Why? If one of Jimson's pictures was worth £5,000, he would only need to sell one a year to live in considerable comfort. (In 1958 many people had to manage on an annual wage of less than £1,000). If he managed to sell ten a year he would have virtually a millionaire's lifestyle. He may be eccentric, hard-drinking, crude and unmannerly, but artistic patrons are generally willing to overlook such defects in a man they consider a genius. The plot of the film might work if Jimson were to be portrayed either as untalented or as talented but unappreciated. It does not work to portray him as both talented and acknowledged as such.

This plot-hole was not my only problem with the film. I disliked the theme music, a loud and strident arrangement of Sergei Prokoviev's "Lieutenant Kijé", which probably had the composer rolling in his grave. (The task of arranging it was given, at the author's request, to his musician son Tristram Cary, a piece of nepotism which didn't pay off).
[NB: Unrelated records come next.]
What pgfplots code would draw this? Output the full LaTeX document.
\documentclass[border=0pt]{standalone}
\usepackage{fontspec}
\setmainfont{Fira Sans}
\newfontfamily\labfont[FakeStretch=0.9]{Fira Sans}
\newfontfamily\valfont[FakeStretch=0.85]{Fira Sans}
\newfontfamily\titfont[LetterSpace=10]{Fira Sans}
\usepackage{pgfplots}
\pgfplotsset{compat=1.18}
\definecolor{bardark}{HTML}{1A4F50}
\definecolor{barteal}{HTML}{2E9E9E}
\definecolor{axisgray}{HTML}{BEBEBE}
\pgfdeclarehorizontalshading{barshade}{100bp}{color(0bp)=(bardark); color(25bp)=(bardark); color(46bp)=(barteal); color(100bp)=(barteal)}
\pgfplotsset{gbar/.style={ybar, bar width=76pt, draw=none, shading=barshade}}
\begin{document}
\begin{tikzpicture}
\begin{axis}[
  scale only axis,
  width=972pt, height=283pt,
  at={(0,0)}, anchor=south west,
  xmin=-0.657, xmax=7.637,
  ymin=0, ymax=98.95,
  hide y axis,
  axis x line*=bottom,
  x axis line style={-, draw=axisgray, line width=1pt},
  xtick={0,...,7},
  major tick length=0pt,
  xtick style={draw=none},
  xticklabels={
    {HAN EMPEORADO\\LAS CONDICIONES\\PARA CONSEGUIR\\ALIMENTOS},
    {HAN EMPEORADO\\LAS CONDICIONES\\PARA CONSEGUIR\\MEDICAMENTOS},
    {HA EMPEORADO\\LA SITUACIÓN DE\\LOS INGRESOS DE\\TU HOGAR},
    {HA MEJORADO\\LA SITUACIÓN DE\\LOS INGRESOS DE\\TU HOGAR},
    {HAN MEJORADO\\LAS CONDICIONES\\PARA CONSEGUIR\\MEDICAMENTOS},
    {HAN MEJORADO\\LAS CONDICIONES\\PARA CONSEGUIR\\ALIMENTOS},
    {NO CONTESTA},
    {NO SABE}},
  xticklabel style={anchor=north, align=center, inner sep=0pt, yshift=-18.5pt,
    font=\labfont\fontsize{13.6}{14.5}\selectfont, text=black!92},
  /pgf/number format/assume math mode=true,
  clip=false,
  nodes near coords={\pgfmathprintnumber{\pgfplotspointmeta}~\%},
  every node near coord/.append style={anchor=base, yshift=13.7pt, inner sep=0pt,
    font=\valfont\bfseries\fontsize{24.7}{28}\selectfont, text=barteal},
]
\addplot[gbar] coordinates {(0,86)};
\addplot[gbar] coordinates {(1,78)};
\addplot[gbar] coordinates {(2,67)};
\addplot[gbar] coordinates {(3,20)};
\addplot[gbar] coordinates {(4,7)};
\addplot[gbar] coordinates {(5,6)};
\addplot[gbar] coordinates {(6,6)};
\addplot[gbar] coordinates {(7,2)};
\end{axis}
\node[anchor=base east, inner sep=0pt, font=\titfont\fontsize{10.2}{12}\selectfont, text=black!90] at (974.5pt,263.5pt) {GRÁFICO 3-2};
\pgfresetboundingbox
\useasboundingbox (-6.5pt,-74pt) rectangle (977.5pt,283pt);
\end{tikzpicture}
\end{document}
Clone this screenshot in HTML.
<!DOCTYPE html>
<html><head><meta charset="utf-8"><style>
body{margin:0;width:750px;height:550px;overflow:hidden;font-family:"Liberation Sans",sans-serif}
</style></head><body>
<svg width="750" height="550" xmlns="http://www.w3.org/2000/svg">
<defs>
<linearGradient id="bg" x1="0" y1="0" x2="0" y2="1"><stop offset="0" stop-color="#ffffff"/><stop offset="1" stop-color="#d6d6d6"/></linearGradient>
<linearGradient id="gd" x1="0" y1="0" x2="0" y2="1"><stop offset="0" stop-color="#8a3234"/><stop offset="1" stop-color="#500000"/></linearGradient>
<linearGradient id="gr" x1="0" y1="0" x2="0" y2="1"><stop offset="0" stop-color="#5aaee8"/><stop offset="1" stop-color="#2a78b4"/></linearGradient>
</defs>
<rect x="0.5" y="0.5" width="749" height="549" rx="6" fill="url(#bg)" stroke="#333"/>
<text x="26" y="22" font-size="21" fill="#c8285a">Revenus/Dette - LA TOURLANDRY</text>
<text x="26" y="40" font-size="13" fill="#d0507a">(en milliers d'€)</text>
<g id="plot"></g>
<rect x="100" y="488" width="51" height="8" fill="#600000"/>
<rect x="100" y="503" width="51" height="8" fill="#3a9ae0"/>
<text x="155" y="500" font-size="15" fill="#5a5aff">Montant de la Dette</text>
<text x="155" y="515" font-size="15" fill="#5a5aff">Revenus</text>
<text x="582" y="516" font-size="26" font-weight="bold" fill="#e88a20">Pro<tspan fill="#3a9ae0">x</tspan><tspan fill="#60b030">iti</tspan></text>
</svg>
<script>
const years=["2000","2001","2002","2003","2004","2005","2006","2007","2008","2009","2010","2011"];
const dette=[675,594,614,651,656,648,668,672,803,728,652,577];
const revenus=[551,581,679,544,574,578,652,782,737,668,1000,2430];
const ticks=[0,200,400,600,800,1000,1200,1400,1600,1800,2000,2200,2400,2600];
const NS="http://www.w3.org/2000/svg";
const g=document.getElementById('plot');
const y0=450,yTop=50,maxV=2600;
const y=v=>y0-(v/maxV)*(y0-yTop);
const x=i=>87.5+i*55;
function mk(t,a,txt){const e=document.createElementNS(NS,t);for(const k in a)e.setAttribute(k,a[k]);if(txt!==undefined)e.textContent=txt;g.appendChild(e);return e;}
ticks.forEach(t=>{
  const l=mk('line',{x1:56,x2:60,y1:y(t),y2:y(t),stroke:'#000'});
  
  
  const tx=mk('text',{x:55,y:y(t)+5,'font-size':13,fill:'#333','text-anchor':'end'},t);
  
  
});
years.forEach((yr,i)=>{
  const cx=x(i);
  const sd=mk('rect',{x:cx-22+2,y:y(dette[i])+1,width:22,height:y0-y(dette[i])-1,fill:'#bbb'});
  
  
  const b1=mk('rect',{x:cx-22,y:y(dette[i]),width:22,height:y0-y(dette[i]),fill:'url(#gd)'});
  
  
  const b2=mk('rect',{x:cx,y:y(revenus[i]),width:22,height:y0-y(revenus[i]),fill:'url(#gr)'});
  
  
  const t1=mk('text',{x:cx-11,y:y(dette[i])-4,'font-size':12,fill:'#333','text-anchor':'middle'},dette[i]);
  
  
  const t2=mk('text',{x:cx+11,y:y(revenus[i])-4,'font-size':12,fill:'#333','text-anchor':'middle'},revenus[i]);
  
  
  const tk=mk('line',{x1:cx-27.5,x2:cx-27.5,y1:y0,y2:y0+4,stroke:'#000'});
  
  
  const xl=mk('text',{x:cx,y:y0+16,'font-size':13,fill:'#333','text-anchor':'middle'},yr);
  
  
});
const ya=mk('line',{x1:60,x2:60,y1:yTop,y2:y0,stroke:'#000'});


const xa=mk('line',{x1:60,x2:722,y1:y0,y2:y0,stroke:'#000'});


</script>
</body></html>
I also- and this is a rare thing for me to say- disliked Guinness's acting. He plays Jimson with what might be called a reverse falsetto, an unnaturally deep and gravelly bass voice, which made it seem as though he were suffering from an unpleasant throat complaint. He also made the character seem completely unsympathetic, when the intention was probably to make him a loveable rogue. This is not the worst performance by Guinness I have seen- that would be his turn in brownface as Professor Godbole in "A Passage to India"- but with the difference that Godbole is only a minor character in what is otherwise a reasonably good film. Here, Jimson is the main character, so Guinness's overacting adversely affects the film as a whole. This is also the worst film by Ronald Neame which I have seen, a director whose other work I have admired in films like "The Card" (also starring Guinness), "The Chalk Garden" and "The Prime of Miss Jean Brodie". 4/10.